E é isso que surpreende.
Trata-se de um modelo que, curiosamente, funciona de maneira diversa do que ocorre, com frequência, em outras estruturas, sejam associativas, sejam societárias, nas quais os associados ou os sócios, conforme o caso, fazem questão de preservar poderes políticos suficientes para assegurar o controle da entidade – algo que se perfaz, dentre outros aspectos, pela indicação, direta ou indireta, da maioria dos administradores.
No caso da CBRu, os seus associados – isto é, as Federações –, de certa forma, abriram mão do poder de controlar a Confederação, tendo em vista que não conseguem exercê-lo sem a existência de um alinhamento com outras pessoas.
Mais do que isso: o modelo direciona o poder a pessoas estranhas ao quadro associativo, que podem dominar, eventualmente sem possibilidade de resistência, as decisões internas, e se perpetuar – diretamente ou por meio de membros de um mesmo grupo de interesses.
Isso pode ser bom ou ruim, dependendo do ponto de vista e, especialmente, da qualidade e da intenção dos escolhidos para exercer os quadros administrativos independentes.

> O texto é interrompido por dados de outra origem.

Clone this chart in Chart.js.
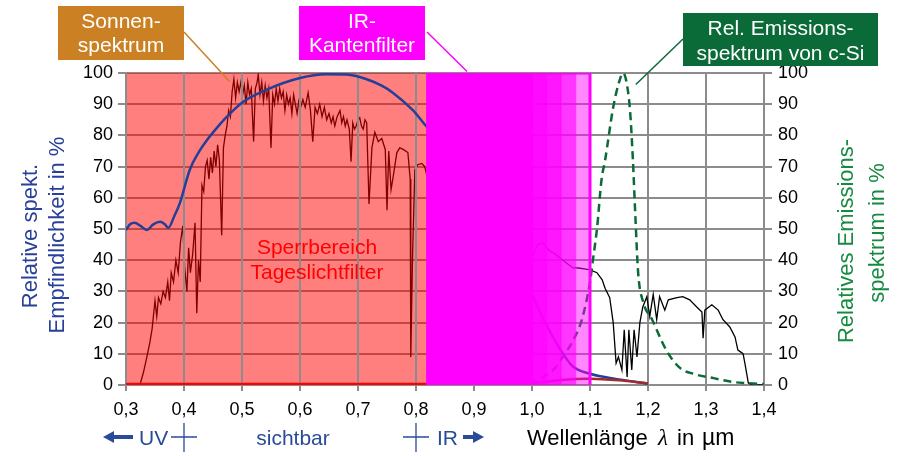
<!DOCTYPE html>
<html>
<head>
<meta charset="utf-8">
<script src="https://cdn.jsdelivr.net/npm/chart.js@4.4.1/dist/chart.umd.min.js"></script>
<style>
  html, body { margin: 0; padding: 0; background: #fff; }
  #c { display: block; }
</style>
</head>
<body>
<canvas id="c" width="897" height="456"></canvas>
<script>
// Sonnenspektrum (relativ, in %)
const sunWl = [0.32, 0.324, 0.33, 0.336, 0.341, 0.345, 0.35, 0.353, 0.356, 0.36, 0.364, 0.368, 0.372, 0.375,
  0.378, 0.382, 0.386, 0.39, 0.394, 0.398, 0.401, 0.405, 0.408, 0.411, 0.415, 0.419, 0.422, 0.425, 0.428,
  0.431, 0.434, 0.437, 0.44, 0.443, 0.446, 0.449, 0.452, 0.455, 0.458, 0.461, 0.465, 0.468, 0.471, 0.474,
  0.477, 0.48, 0.483, 0.486, 0.489, 0.492, 0.495, 0.498, 0.501, 0.504, 0.507, 0.51, 0.513, 0.516, 0.52,
  0.523, 0.526, 0.528, 0.531, 0.534, 0.537, 0.54, 0.543, 0.546, 0.55, 0.553, 0.556, 0.559, 0.562, 0.565,
  0.568, 0.571, 0.574, 0.577, 0.58, 0.583, 0.586, 0.589, 0.592, 0.595, 0.598, 0.601, 0.605, 0.609, 0.614,
  0.618, 0.622, 0.626, 0.63, 0.634, 0.638, 0.642, 0.646, 0.65, 0.654, 0.657, 0.66, 0.664, 0.669, 0.672,
  0.675, 0.678, 0.681, 0.685, 0.688, 0.691, 0.694, 0.697, 0.7, 0.703, 0.706, 0.709, 0.712, 0.715, 0.719,
  0.724, 0.729, 0.735, 0.741, 0.747, 0.75, 0.753, 0.757, 0.76, 0.767, 0.772, 0.778, 0.786, 0.79, 0.791,
  0.794, 0.798, 0.803, 0.81, 0.815, 0.819, 0.83, 0.85, 0.87, 0.89, 0.9, 0.91, 0.92, 0.93, 0.94,
  0.95, 0.962, 0.97, 0.98, 0.99, 1.0, 1.01, 1.019, 1.03, 1.04, 1.05, 1.06, 1.07, 1.08, 1.09,
  1.1, 1.112, 1.121, 1.126, 1.134, 1.14, 1.145, 1.149, 1.155, 1.159, 1.164, 1.167, 1.172, 1.176, 1.181,
  1.186, 1.191, 1.198, 1.203, 1.209, 1.215, 1.22, 1.229, 1.235, 1.25, 1.26, 1.272, 1.284, 1.293, 1.295,
  1.298, 1.31, 1.321, 1.329, 1.341, 1.35, 1.355, 1.362, 1.364, 1.367, 1.373, 1.38, 1.4];
const sunVal = [0, 0, 4, 9, 13.5, 18, 27, 22, 28, 26, 30, 28, 33, 27,
  36, 33, 40, 36, 46, 51, 38, 30, 44, 36, 42, 52, 23, 40, 33,
  64, 62, 70, 72, 66, 73, 68, 75, 70, 77, 72, 48, 76, 80, 83,
  88, 86, 94, 98, 92, 97, 94, 97, 93, 96, 90, 97, 93, 95, 78,
  95, 97, 99.5, 93, 97, 91, 96, 92, 95, 76, 93, 90, 95, 91, 95,
  92, 94, 88, 93, 90, 92, 87, 93, 90, 87, 91, 89, 91.5, 89, 93.7,
  88, 78, 89, 87, 90, 86, 89, 85, 87, 84, 86, 83, 86, 88, 84,
  86, 83, 85, 82, 71.6, 84, 82, 83, 85, 85.7, 83, 82, 85, 84, 58,
  76, 81, 78, 79, 75.5, 56, 75, 62.6, 66, 74.5, 76, 75.5, 74.5, 66, 9,
  41, 69, 70.6, 71, 70, 67, 66, 62, 63, 58, 55, 50, 38, 18, 8,
  10, 12, 22, 32, 38, 41, 45, 45.6, 43, 42, 40.5, 39, 37.6, 37.5, 37.2,
  36.9, 36, 33.7, 31, 28, 20, 7, 9, 4.8, 17.7, 2.6, 17.7, 4.8, 17.7, 9,
  20, 25, 28.3, 22, 29, 21, 28.3, 24, 27.3, 28, 28.3, 27.3, 25, 23.4, 15,
  24, 25.7, 24, 21, 18.6, 15.4, 11.2, 10.3, 10, 7, 0.6, 0, 0];

// Relative spektrale Empfindlichkeit (in %)
const sensWl = [0.3, 0.307, 0.315, 0.325, 0.336, 0.347, 0.359, 0.367, 0.373, 0.383, 0.393, 0.41, 0.425, 0.44,
  0.457, 0.474, 0.5, 0.543, 0.6, 0.646, 0.68, 0.715, 0.74, 0.76, 0.795, 0.82, 0.86, 0.9, 0.94, 0.97,
  1.0, 1.02, 1.05, 1.07, 1.1, 1.15, 1.2];
const sensVal = [49.7, 51.5, 52, 51, 49.7, 51.5, 52.3, 51.5, 50.4, 54, 58.4, 69, 74.5, 78.6,
  82.5, 86, 90.5, 94.7, 98.4, 99.6, 99.5, 98, 96, 93.7, 88, 82.5, 77, 70, 58, 44,
  29, 21, 11, 6, 3.6, 1.8, 0.4];

// Transmission Tageslichtfilter (in %)
const dayWl = [0.3, 0.82, 0.95, 1.0, 1.05, 1.1, 1.15, 1.2];
const dayVal = [0.3, 0.3, 0.3, 0.6, 1.6, 2.0, 1.5, 0.5];

// Relatives Emissionsspektrum von c-Si (in %)
const emWl = [0.95, 0.98, 1.0, 1.02, 1.04, 1.053, 1.07, 1.086, 1.1, 1.105, 1.112, 1.12, 1.126, 1.14, 1.15,
  1.157, 1.163, 1.169, 1.174, 1.178, 1.183, 1.191, 1.207, 1.232, 1.255, 1.28, 1.313, 1.345, 1.37, 1.4];
const emVal = [0, 0.5, 1.2, 2.7, 5.5, 9, 14, 21, 33, 40, 50, 66, 72, 89, 97,
  100, 97, 88, 72, 55, 36, 27, 21, 11, 5.5, 3.5, 2.2, 1, 0.6, 0.3];

// Sperrbereich Tageslichtfilter und Kanten des IR-Filters (in µm)
const blockRange = [0.3, 0.82];
const irStart = 0.82;
const irEdges = [1.1, 1.075, 1.05, 1.025, 1.0];
// Deckkraft je Filterstufe
const irAlpha = [0.47, 0.6, 0.6, 0.6, 0.97];

const gridColor = '#8c8c8c';
const blue = '#233f98';
const fontFam = '"Liberation Sans", Arial, sans-serif';

const pts = (xs, ys) => xs.map((x, i) => ({ x: x, y: ys[i] }));
const box = (x0, x1) => [{ x: x0, y: 0 }, { x: x0, y: 100 }, { x: x1, y: 100 }, { x: x1, y: 0 }];

const datasets = [
  {
    label: 'Sonnenspektrum', data: pts(sunWl, sunVal),
    borderColor: '#000', borderWidth: 1.3, pointRadius: 0, tension: 0, order: 20
  },
  {
    label: 'Sperrbereich', data: box(blockRange[0], blockRange[1]),
    backgroundColor: 'rgba(255,0,0,0.5)', borderWidth: 0, fill: 'origin', pointRadius: 0, order: 19
  },
  {
    label: 'Empfindlichkeit', data: pts(sensWl, sensVal),
    borderColor: blue, borderWidth: 2.5, pointRadius: 0, cubicInterpolationMode: 'monotone', order: 15
  },
  {
    label: 'Tageslichtfilter', data: pts(dayWl, dayVal),
    borderColor: '#a02c2c', borderWidth: 2.5, pointRadius: 0, tension: 0.3, order: 14,
    segment: { borderColor: c => c.p0.parsed.x < irStart ? '#ff0000' : '#a02c2c' }
  },
  {
    label: 'Emission c-Si', data: pts(emWl, emVal), yAxisID: 'y2',
    borderColor: '#0b6b38', borderWidth: 2.5, borderDash: [8, 5], pointRadius: 0,
    cubicInterpolationMode: 'monotone', order: 13
  }
];
// IR-Kantenfilter: übereinanderliegende, halbtransparente Flächen
irEdges.forEach((e, i) => {
  const first = i === 0;
  datasets.push({
    label: 'IR-Kantenfilter ' + e, data: box(irStart, e),
    backgroundColor: 'rgba(255,0,255,' + irAlpha[i] + ')', fill: 'origin', pointRadius: 0,
    borderColor: first ? '#ff00ff' : 'rgba(255,0,255,0.5)', borderWidth: first ? 3 : 1.5,
    order: 10 - i
  });
});

// senkrechte Gitterlinien über dem roten Sperrbereich
const gridOverRed = {
  id: 'gridOverRed',
  afterDatasetDraw(chart, args) {
    if (chart.data.datasets[args.index].label !== 'Sperrbereich') return;
    const { ctx, chartArea, scales: { x } } = chart;
    ctx.save();
    ctx.strokeStyle = gridColor;
    ctx.lineWidth = 2;
    x.ticks.forEach(t => {
      if (t.value > blockRange[1] + 1e-9) return;
      const px = x.getPixelForValue(t.value);
      ctx.beginPath();
      ctx.moveTo(px, chartArea.top);
      ctx.lineTo(px, chartArea.bottom);
      ctx.stroke();
    });
    ctx.restore();
  }
};

function callout(ctx, r, color, lines, baselines, from, to) {
  ctx.strokeStyle = color;
  ctx.lineWidth = 1.5;
  ctx.beginPath();
  ctx.moveTo(from[0], from[1]);
  ctx.lineTo(to[0], to[1]);
  ctx.stroke();
  ctx.fillStyle = color;
  ctx.fillRect(r[0], r[1], r[2], r[3]);
  ctx.fillStyle = '#fff';
  ctx.font = '21px ' + fontFam;
  ctx.textAlign = 'center';
  ctx.textBaseline = 'alphabetic';
  lines.forEach((l, i) => ctx.fillText(l, r[0] + r[2] / 2, baselines[i]));
}

function vText(ctx, text, cy, baseX, color) {
  ctx.save();
  ctx.translate(baseX, cy);
  ctx.rotate(-Math.PI / 2);
  ctx.fillStyle = color;
  ctx.textAlign = 'center';
  ctx.textBaseline = 'alphabetic';
  ctx.fillText(text, 0, 0);
  ctx.restore();
}

function arrow(ctx, tail, head, y, color) {
  const dir = Math.sign(head - tail);
  ctx.strokeStyle = color;
  ctx.fillStyle = color;
  ctx.lineWidth = 4;
  ctx.beginPath();
  ctx.moveTo(tail, y);
  ctx.lineTo(head - dir * 8, y);
  ctx.stroke();
  ctx.beginPath();
  ctx.moveTo(head, y);
  ctx.lineTo(head - dir * 11, y - 6);
  ctx.lineTo(head - dir * 11, y + 6);
  ctx.closePath();
  ctx.fill();
}

function cross(ctx, px, y, color) {
  ctx.strokeStyle = color;
  ctx.lineWidth = 1.3;
  ctx.beginPath();
  ctx.moveTo(px - 13, y);
  ctx.lineTo(px + 13, y);
  ctx.moveTo(px, y - 14);
  ctx.lineTo(px, y + 15);
  ctx.stroke();
}

const annotations = {
  id: 'annotations',
  afterDraw(chart) {
    const { ctx, scales: { x, y } } = chart;
    ctx.save();
    callout(ctx, [58, 6, 126, 54], '#cb8023', ['Sonnen-', 'spektrum'], [28, 52],
      [184, 32], [x.getPixelForValue(0.479), y.getPixelForValue(97.2)]);
    callout(ctx, [299, 6, 126, 54], '#ff00ff', ['IR-', 'Kantenfilter'], [28, 52],
      [427, 32], [x.getPixelForValue(0.888), y.getPixelForValue(100.5)]);
    callout(ctx, [683, 13, 195, 53], '#0b6b38', ['Rel. Emissions-', 'spektrum von c-Si'], [35, 60],
      [683, 39], [x.getPixelForValue(1.179), y.getPixelForValue(96.3)]);

    ctx.fillStyle = '#ff0000';
    ctx.font = '21px ' + fontFam;
    ctx.textAlign = 'center';
    ctx.fillText('Sperrbereich', 317, 254);
    ctx.fillText('Tageslichtfilter', 317, 279);

    ctx.font = '22px ' + fontFam;
    vText(ctx, 'Relative spekt.', 236, 37, '#29409a');
    vText(ctx, 'Empfindlichkeit in %', 235, 64, '#29409a');
    vText(ctx, 'Relatives Emissions-', 241, 853, '#178a42');
    vText(ctx, 'spektrum in %', 233, 884, '#178a42');

    // Zeile unter der x-Achse
    const by = 437;
    const bBlue = '#2a4a9a';
    arrow(ctx, 133, 103, by, bBlue);
    cross(ctx, x.getPixelForValue(0.4), by, bBlue);
    cross(ctx, x.getPixelForValue(0.8), by, bBlue);
    arrow(ctx, 463, 484, by, bBlue);
    ctx.font = '21px ' + fontFam;
    ctx.fillStyle = bBlue;
    ctx.textAlign = 'left';
    ctx.fillText('UV', 139, 445);
    ctx.fillText('IR', 437, 445);
    ctx.textAlign = 'center';
    ctx.fillText('sichtbar', 293, 445);

    ctx.fillStyle = '#000';
    ctx.textAlign = 'left';
    ctx.font = '22px ' + fontFam;
    ctx.fillText('Wellenlänge', 527, 445);
    ctx.fillText('in', 677, 445);
    ctx.font = '23px ' + fontFam;
    ctx.fillText('µm', 702, 445);
    ctx.font = 'italic 23px "Liberation Serif", serif';
    ctx.fillText('λ', 658, 445);
    ctx.restore();
  }
};

const tickFont = { family: fontFam, size: 18 };

new Chart(document.getElementById('c'), {
  type: 'line',
  data: { datasets: datasets },
  options: {
    responsive: false,
    animation: false,
    devicePixelRatio: 1,
    layout: { padding: { top: 73, left: 0, right: 0, bottom: 0 } },
    plugins: { legend: { display: false }, tooltip: { enabled: false } },
    scales: {
      x: {
        type: 'linear', min: 0.3, max: 1.4,
        afterFit: s => { s.height = 71; },
        ticks: {
          stepSize: 0.1, autoSkip: false, maxRotation: 0, padding: 8,
          color: '#000', font: tickFont,
          callback: v => v.toFixed(1).replace('.', ',')
        },
        grid: { color: gridColor, lineWidth: 2, tickLength: 6 },
        border: { color: gridColor, width: 2 }
      },
      y: {
        position: 'left', min: 0, max: 100,
        afterFit: s => { s.width = 126; },
        ticks: { stepSize: 10, padding: 5, color: '#000', font: tickFont },
        grid: { color: gridColor, lineWidth: 2, tickLength: 8 },
        border: { color: gridColor, width: 2 }
      },
      y2: {
        position: 'right', min: 0, max: 100,
        afterFit: s => { s.width = 133; },
        ticks: { stepSize: 10, padding: 6, color: '#000', font: tickFont },
        grid: { drawOnChartArea: false, color: gridColor, lineWidth: 2, tickLength: 8 },
        border: { color: gridColor, width: 2 }
      }
    }
  },
  plugins: [gridOverRed, annotations]
});
</script>
</body>
</html>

No entanto, esse modelo provocou algumas questões, que, com base nas informações disponíveis, não soubemos responder:
(i) o que motivou a sua implementação?
(ii) houve alguma contrapartida à perda de poder político ou as Federações o adotaram simplesmente por acreditarem que resultaria numa melhor forma de administrar o esporte?
(iii) poderiam as Federações ter organizado uma administração independente e profissional, sem, contudo, perder parte de sua influência na Confederação?
(iv) A perda de poder em favor de agentes externos não deveria estar associada ao aporte de recursos (logo, de uma eventual transformação da CBRu em sociedade empresária)?
Enfim, não temos condições de avaliar se a modelagem – e a abdicação (ou o compartilhamento, a depender do contexto) do poder de controle pelas Federações – tem sido frutífera ou infrutífera ao rugby no Brasil. Porém, podemos afirmar que se trata de um caminho inusitado e realmente surpreendente.